Already known for his tenacity, Carruthers did his own version of Jeremy Paxman earlier this year when he asked NI21 MLA Basil McCrea 10 times if he had sex with a young female party worker, as had been alleged. (While Mr McCrea denied that there had been anything “criminal” or any “wrongdoing” on his part, he refused to answer Carruthers directly on whether he had consensual sex with the woman involved.)
And while he admits that he sometimes get frustrated with Northern Ireland politics, he still finds it endlessly fascinating.
“I never get bored with politics. It’s a sad fact that I’m an anorak and no issue, from the minutiae of life up at Stormont, no matter how small, will not get me interested or excited. I just think it’s really interesting and the more you get involved and the more you know, then you can spot a little nuance that’s quite interesting and seems to be at odds with what someone has said before or what a party position is.”
And it’s not only politicians who get annoyed with him either.
“I’m not a fool,” he says, “and I know that some people watching will get mad with me. When I finish the programme and look at my phone, I know exactly what people think of me. It’s obvious from Twitter if I’m giving one person from a particular party a hard time over something: people who share that view will generally get annoyed with me.”
“But if you do the same thing for every politician and every party and you got it across the board, hopefully people will see that you are actually genuinely do not have an agenda. It used to bother me but it doesn’t any more.”
Something politicians might delight in hearing is that at home in south Belfast with his wife Allison and three adult children Andrew (23), James (21) and Kirsty (19), he doesn’t get a look-in and can often be browbeaten by his offspring.
“I have a very political family, I’m afraid and it’s probably my fault," Carruthers confesses. “Sometimes we have to stop as it ends up getting a bit heated. The three kids are very interested in politics, as is my wife, so we talk about it a lot. But sometimes we have to agree to park it and get on with other subjects.
“They like to joust with me and each other. It’s quite good fun but gone are the times that when I spoke, my word was law and everybody accepted that I was right. That’s long gone.
“I just end up being the referee at home. That’s what really annoys me as I do that for my job, I get paid for it but I don’t want to do that around the kitchen table.”
There’s more to Mark Carruthers that his profession of course; he’s an ardent supporter of the theatre in Northern Ireland, most famously as the former chairman of the Lyric theatre, in which capacity he was instrumental in raising the £18.5 million required for its rebuild. He was one of the founders of the Belfast-based Tinderbox Theatre Company and was awarded an OBE for his services to drama in 2011.

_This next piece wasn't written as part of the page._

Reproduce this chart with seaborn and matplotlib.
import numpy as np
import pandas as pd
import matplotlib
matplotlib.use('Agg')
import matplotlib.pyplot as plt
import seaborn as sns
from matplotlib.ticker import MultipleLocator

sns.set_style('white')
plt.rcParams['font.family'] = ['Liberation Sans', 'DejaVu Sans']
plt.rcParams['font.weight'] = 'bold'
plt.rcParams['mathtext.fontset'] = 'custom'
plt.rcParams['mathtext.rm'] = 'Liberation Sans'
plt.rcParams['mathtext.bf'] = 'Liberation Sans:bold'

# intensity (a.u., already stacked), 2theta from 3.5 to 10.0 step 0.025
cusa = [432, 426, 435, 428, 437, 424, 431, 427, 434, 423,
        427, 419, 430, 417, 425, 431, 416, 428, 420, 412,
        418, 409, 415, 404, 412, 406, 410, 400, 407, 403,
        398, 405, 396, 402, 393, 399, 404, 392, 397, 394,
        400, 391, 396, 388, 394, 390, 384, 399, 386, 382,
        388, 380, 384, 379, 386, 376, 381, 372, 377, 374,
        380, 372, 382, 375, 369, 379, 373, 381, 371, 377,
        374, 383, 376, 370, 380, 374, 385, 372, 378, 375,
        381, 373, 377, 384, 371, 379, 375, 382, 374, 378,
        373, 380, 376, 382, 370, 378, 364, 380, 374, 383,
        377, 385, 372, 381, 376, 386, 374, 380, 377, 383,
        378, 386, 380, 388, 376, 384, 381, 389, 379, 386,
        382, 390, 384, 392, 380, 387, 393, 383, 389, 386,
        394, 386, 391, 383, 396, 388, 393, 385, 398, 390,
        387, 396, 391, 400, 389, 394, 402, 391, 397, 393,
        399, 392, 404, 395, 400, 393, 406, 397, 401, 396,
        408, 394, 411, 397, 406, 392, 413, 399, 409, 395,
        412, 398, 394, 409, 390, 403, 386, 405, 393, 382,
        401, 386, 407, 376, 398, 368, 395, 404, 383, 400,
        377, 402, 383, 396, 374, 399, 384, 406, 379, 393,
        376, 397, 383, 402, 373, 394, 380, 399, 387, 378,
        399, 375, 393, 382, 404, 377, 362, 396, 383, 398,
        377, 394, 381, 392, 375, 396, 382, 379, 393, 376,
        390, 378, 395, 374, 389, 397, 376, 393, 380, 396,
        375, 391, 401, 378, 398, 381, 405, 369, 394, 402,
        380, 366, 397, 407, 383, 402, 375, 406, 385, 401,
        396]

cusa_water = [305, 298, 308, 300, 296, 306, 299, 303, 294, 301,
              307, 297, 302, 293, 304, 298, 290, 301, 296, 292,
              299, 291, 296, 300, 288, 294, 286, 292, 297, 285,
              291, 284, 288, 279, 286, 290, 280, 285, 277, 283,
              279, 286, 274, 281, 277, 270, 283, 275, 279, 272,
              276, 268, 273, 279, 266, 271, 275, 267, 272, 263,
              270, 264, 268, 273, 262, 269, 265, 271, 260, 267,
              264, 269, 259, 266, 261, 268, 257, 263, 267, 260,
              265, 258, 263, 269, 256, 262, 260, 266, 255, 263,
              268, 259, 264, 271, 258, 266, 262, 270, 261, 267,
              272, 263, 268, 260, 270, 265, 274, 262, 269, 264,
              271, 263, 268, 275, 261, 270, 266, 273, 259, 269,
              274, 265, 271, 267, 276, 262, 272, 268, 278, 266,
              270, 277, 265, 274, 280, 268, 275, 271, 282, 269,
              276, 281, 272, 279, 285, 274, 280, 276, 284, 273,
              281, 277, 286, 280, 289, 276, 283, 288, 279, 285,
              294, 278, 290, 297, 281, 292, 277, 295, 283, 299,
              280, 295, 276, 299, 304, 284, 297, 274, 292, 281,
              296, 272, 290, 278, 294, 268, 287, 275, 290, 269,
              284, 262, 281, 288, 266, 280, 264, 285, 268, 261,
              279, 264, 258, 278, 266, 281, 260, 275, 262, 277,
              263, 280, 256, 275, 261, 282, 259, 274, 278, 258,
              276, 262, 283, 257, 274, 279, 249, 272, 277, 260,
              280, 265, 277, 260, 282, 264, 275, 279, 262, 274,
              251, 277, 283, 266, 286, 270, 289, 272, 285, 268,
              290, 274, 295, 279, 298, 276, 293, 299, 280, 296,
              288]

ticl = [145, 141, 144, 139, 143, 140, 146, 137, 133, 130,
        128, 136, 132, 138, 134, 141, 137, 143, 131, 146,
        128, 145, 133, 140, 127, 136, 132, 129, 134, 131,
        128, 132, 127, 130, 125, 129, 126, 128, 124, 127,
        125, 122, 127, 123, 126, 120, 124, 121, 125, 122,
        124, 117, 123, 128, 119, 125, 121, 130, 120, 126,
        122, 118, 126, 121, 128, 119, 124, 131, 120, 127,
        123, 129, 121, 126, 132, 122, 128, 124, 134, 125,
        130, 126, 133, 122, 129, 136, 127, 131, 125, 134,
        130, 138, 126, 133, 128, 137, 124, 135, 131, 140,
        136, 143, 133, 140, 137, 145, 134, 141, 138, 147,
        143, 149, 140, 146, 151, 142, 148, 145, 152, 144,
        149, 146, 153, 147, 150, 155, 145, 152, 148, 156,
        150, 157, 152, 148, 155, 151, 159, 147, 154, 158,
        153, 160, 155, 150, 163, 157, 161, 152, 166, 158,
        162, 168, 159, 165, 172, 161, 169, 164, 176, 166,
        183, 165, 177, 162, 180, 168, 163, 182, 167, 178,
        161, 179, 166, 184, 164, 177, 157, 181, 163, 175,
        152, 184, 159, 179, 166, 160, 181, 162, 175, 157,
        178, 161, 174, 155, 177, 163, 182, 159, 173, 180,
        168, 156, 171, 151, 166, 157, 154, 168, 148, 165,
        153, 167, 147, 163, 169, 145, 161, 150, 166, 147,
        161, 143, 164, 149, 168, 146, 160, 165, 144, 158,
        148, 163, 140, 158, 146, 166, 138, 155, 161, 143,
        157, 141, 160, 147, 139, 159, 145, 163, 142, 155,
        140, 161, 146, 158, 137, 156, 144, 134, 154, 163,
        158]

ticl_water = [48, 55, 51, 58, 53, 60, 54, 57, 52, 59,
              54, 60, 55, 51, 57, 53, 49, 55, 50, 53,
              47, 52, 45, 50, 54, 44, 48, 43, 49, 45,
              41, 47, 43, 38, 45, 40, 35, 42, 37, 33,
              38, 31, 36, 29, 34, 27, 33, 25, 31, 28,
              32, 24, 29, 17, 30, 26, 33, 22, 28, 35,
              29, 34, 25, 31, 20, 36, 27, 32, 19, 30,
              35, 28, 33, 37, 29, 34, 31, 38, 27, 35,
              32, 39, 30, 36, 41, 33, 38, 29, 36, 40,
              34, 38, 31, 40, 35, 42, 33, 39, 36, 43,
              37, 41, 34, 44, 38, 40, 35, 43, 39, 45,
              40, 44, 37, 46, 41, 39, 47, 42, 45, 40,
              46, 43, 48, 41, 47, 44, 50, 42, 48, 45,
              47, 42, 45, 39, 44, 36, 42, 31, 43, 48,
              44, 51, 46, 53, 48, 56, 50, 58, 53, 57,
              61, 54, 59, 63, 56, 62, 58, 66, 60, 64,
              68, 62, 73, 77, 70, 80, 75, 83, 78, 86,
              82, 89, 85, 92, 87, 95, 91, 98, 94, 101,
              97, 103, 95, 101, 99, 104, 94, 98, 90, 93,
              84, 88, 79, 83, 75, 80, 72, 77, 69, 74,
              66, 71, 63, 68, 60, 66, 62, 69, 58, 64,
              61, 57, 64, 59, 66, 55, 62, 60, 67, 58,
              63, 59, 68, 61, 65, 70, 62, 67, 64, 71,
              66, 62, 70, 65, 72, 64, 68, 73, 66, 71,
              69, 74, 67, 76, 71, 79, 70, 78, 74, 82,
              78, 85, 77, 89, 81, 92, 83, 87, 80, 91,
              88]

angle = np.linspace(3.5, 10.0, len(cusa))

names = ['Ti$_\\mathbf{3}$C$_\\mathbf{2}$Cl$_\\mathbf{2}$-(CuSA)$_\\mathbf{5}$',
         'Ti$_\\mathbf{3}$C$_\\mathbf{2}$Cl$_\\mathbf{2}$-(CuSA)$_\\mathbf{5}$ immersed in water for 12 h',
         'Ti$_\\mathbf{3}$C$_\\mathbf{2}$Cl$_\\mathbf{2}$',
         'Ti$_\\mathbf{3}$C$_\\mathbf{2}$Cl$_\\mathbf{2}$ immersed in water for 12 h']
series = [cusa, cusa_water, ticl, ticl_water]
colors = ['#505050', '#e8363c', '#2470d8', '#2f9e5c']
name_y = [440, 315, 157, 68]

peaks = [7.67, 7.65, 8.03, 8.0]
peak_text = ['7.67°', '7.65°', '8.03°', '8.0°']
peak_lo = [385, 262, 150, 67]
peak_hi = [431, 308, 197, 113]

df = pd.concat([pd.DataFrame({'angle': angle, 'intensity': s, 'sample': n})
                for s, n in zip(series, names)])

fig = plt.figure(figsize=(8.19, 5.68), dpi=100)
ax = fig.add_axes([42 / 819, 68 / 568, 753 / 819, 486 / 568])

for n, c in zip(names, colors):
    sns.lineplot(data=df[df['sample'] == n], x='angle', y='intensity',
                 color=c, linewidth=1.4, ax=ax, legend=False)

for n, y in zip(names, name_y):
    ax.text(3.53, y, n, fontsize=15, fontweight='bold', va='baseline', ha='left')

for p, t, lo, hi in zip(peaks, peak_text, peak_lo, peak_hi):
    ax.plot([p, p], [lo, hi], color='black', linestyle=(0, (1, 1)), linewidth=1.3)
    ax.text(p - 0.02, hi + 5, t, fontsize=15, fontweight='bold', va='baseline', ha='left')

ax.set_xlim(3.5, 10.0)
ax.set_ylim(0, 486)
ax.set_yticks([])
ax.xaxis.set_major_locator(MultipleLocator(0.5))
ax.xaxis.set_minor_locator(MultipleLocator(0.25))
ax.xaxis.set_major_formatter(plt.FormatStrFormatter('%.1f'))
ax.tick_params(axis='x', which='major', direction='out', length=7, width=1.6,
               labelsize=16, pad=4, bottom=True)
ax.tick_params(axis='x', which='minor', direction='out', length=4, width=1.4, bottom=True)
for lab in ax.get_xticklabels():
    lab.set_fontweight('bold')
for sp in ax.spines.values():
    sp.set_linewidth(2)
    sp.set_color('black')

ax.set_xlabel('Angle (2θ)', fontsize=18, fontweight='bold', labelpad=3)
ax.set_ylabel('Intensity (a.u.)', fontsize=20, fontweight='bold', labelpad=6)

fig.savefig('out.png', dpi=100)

He once starred alongside actor Jimmy Nesbitt, an old schoolmate at 'Coleraine Inst' who remains a friend of the family, in a production of Oliver in the Riverside Theatre, Coleraine.
His collection of interviews with leading writers, actors, journalists and politicians, Alternative Ulsters – Conversations on Identity, was published in 2013; he is also the co-editor, with Stephen Douds, of the book Stepping Stones: The Arts in Ulster 1971-2001.
:: The View is on Thursdays on BBC One NI at 10.45pm.